A Global Shift In Youth Online Regulation

The UK is not the first country to move in this direction. Australia passed its ban in late 2024 and several other countries have been watching the results closely. The UK already passed an age verification law that was similarly positioned as a child safety measure, though enforcement of age verification has proved messier in practice than the legislation implied. Some children have reportedly bypassed age checks using remarkably low-tech methods, which tells you something important about the gap between policy intent and digital reality.



The Debate Between Safety And Access

The debate around these bans is genuinely contested. The mother of murdered teenager Brianna Ghey, whose eating disorder and self-harming behaviour were described as significantly worsened by harmful online content, has called publicly for a UK ban. There is real and documented harm from unregulated social media access for young people. At the same time, scientists writing in Frontiers have argued that bans lack evidence for mental health benefits and pose their own risks, including isolating young people who use social media for genuine community and support. Age verification laws have also drawn criticism as threats to online anonymity and privacy, concerns that are not trivial in an era of data breaches and surveillance.
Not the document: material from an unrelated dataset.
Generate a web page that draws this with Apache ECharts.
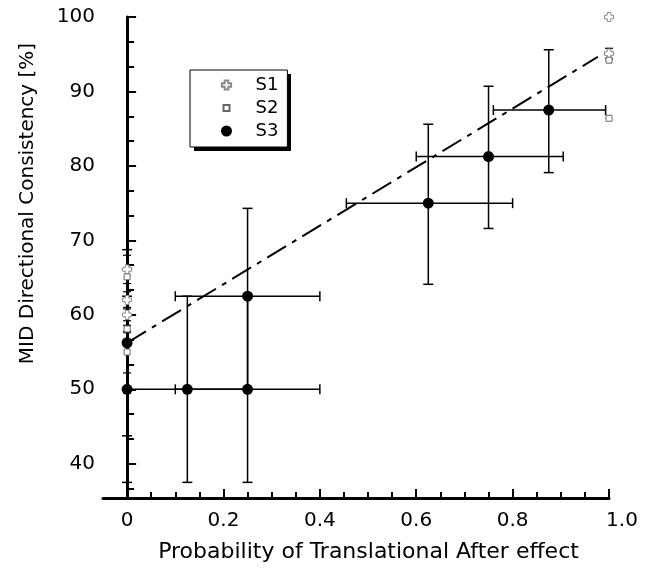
<!DOCTYPE html>
<html>
<head>
<meta charset="utf-8">
<script src="https://cdn.jsdelivr.net/npm/echarts@6/dist/echarts.min.js"></script>
<style>
html,body{margin:0;padding:0;background:#fff;}
#main{width:648px;height:569px;}
</style>
</head>
<body>
<div id="main"></div>
<script>
// S3 mean points with error ranges
var s3X   = [0, 0, 0.125, 0.25, 0.25, 0.625, 0.75, 0.875];
var s3Y   = [50, 56.25, 50, 50, 62.5, 75, 81.25, 87.5];
var s3XLo = [null, null, 0, 0.1, 0.1, 0.455, 0.6, 0.76];
var s3XHi = [null, null, 0.25, 0.4, 0.4, 0.8, 0.905, 0.993];
var s3YLo = [37.5, 43.75, 37.5, 37.5, 50, 64.1, 71.6, 79.1];
var s3YHi = [62.5, 68.75, 62.5, 62.5, 74.3, 85.6, 90.7, 95.6];

// S1
var s1X   = [0, 0, 0, 1, 1];
var s1Y   = [66.1, 62, 60, 100, 95.1];
var s1YLo = [64.2, 61, 59.2, null, 94.4];
var s1YHi = [68, 63.1, 60.8, null, 95.8];

// S2
var s2X   = [0, 0, 0, 1, 1];
var s2Y   = [65.1, 58.1, 55, 94.2, 86.4];
var s2YLo = [null, 57.6, 52.2, null, null];
var s2YHi = [null, 58.6, 57.8, null, null];

// fitted line end points
var fitX = [0, 0.977];
var fitY = [56.25, 94.66];

// ticks
var xMajor = [0, 0.2, 0.4, 0.6, 0.8, 1.0];
var xMinor = [0, 0.05, 0.1, 0.15, 0.2, 0.25, 0.3, 0.35, 0.4, 0.45, 0.5, 0.55, 0.6, 0.65, 0.7, 0.75, 0.8, 0.85, 0.9, 0.95, 1.0];
var yMajor = [40, 50, 60, 70, 80, 90, 100];
var yMinor = [36.67, 43.33, 46.67, 53.33, 56.67, 63.33, 66.67, 73.33, 76.67, 83.33, 86.67, 93.33, 96.67];

var FONT = 'DejaVu Sans';

function pairs(xs, ys){
	var out = [];
	for (var i = 0; i < xs.length; i++) out.push([xs[i], ys[i]]);
	return out;
}

//error bars drawn through the axes
function errSeries(xs, ys, xlo, xhi, ylo, yhi, lw, cap){
	return {
		type:'custom',
		silent:true,
		z:1,
		data:pairs(xs, ys),
		renderItem:function(params, api){
			var i = params.dataIndex;
			var kids = [];
			var st = {stroke:'#000', lineWidth:lw};
			if (ylo && ylo[i] != null){
				var a = api.coord([xs[i], ylo[i]]);
				var b = api.coord([xs[i], yhi[i]]);
				kids.push({type:'line', shape:{x1:a[0], y1:a[1], x2:b[0], y2:b[1]}, style:st});
				kids.push({type:'line', shape:{x1:a[0]-cap, y1:a[1], x2:a[0]+cap, y2:a[1]}, style:st});
				kids.push({type:'line', shape:{x1:b[0]-cap, y1:b[1], x2:b[0]+cap, y2:b[1]}, style:st});
			}
			if (xlo && xlo[i] != null){
				var c = api.coord([xlo[i], ys[i]]);
				var d = api.coord([xhi[i], ys[i]]);
				kids.push({type:'line', shape:{x1:c[0], y1:c[1], x2:d[0], y2:d[1]}, style:st});
				kids.push({type:'line', shape:{x1:c[0], y1:c[1]-cap, x2:c[0], y2:c[1]+cap}, style:st});
				kids.push({type:'line', shape:{x1:d[0], y1:d[1]-cap, x2:d[0], y2:d[1]+cap}, style:st});
			}
			return {type:'group', children:kids};
		}
	};
}

var crossPath = 'path://M3,0 H7 V3 H10 V7 H7 V10 H3 V7 H0 V3 H3 Z';
var squarePath = 'path://M0,0 H10 V10 H0 Z';
// legend icons, with empty margin so they come out smaller
var crossIcon = 'path://M-1,-1 M11,11 M3,0 H7 V3 H10 V7 H7 V10 H3 V7 H0 V3 H3 Z';
var squareIcon = 'path://M0,0 M11,11 M2.5,2.5 H8.5 V8.5 H2.5 Z';

var myChart = echarts.init(document.getElementById('main'), null, {renderer:'canvas'});
option = {
	backgroundColor:'#fff',
	animation:false,
	grid:{left:103, right:39, top:17, bottom:71},
	graphic:[
		{//legend drop shadow
			type:'rect',
			z:3,
			silent:true,
			shape:{x:194, y:74, width:97, height:77},
			style:{fill:'#000'}
		}
	],
	legend:{
		orient:'vertical',
		left:190,
		top:70,
		z:5,
		data:[
			{name:'S1', icon:crossIcon},
			{name:'S2', icon:squareIcon},
			{name:'S3', icon:'circle'}
		],
		itemWidth:48,
		itemHeight:11,
		itemGap:5,
		padding:[6, 9, 7, 30],
		backgroundColor:'#fff',
		borderColor:'#000',
		borderWidth:1,
		borderRadius:0,
		textStyle:{fontFamily:FONT, fontSize:18, color:'#000'}
	},
	xAxis:[
		{
			type:'value',
			min:-0.05,
			max:1.0,
			position:'bottom',
			name:'Probability of Translational After effect',
			nameLocation:'middle',
			nameGap:43,
			nameTextStyle:{fontFamily:FONT, fontSize:22, color:'#000', padding:[0, 0, 0, 25]},
			axisLine:{show:true, lineStyle:{color:'#000', width:3}},
			axisTick:{show:true, inside:true, length:9, lineStyle:{color:'#000', width:2}, customValues:xMajor},
			axisLabel:{
				fontFamily:FONT, fontSize:20, color:'#000', margin:13,
				customValues:xMajor,
				formatter:function(v){
					if (v === 0) return '0';
					if (v === 1) return '{r|1.0}';
					return v.toFixed(1);
				},
				rich:{r:{fontFamily:FONT, fontSize:20, color:'#000', padding:[0, 0, 0, 26]}}
			},
			splitLine:{show:false}
		},
		{
			type:'value',
			min:-0.05,
			max:1.0,
			position:'bottom',
			axisLine:{show:false},
			axisTick:{show:true, inside:true, length:6, lineStyle:{color:'#000', width:2}, customValues:xMinor},
			axisLabel:{show:false},
			splitLine:{show:false}
		}
	],
	yAxis:[
		{
			type:'value',
			min:35.4,
			max:100,
			position:'left',
			name:'MID Directional Consistency [%]',
			nameLocation:'middle',
			nameGap:65,
			nameTextStyle:{fontFamily:FONT, fontSize:20, color:'#000', padding:[0, 0, 0, 108]},
			axisLine:{show:true, lineStyle:{color:'#000', width:3}},
			axisTick:{show:true, inside:true, length:9, lineStyle:{color:'#000', width:2}, customValues:yMajor},
			axisLabel:{fontFamily:FONT, fontSize:20, color:'#000', margin:8, customValues:yMajor},
			splitLine:{show:false}
		},
		{
			type:'value',
			min:35.4,
			max:100,
			position:'left',
			axisLine:{show:false},
			axisTick:{show:true, inside:true, length:7, lineStyle:{color:'#000', width:2}, customValues:yMinor},
			axisLabel:{show:false},
			splitLine:{show:false}
		}
	],
	series:[
		{
			type:'line',
			data:pairs(fitX, fitY),
			symbol:'none',
			silent:true,
			z:1,
			lineStyle:{color:'#000', width:2, type:[22, 7, 5, 7]}
		},
		errSeries(s3X, s3Y, s3XLo, s3XHi, s3YLo, s3YHi, 1.5, 5),
		errSeries(s1X, s1Y, null, null, s1YLo, s1YHi, 1.2, 4),
		errSeries(s2X, s2Y, null, null, s2YLo, s2YHi, 1.2, 4),
		{
			name:'S1',
			type:'scatter',
			data:pairs(s1X, s1Y),
			symbol:crossPath,
			symbolSize:9,
			z:3,
			itemStyle:{color:'#fff', borderColor:'#888', borderWidth:1, opacity:1}
		},
		{
			name:'S2',
			type:'scatter',
			data:pairs(s2X, s2Y),
			symbol:squarePath,
			symbolSize:6,
			z:3,
			itemStyle:{color:'#fff', borderColor:'#666', borderWidth:1, opacity:1}
		},
		{
			name:'S3',
			type:'scatter',
			data:pairs(s3X, s3Y),
			symbol:'circle',
			symbolSize:11,
			z:4,
			itemStyle:{color:'#000', opacity:1}
		}
	]
};
myChart.setOption(option);
</script>
</body>
</html>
The Nigeria angle is worth sitting with

Nigeria has one of the world's largest and youngest social media user populations, with millions of children and teenagers actively using the same platforms this ban targets. There is no equivalent regulatory movement in Nigeria at the moment, but the global conversation about children's digital safety is moving fast and the policy frameworks being built in the UK and Australia will eventually land in African regulatory discussions. Nigerian parents, educators, and policymakers watching the UK's announcement this week are seeing a preview of debates that will arrive here sooner than most expect.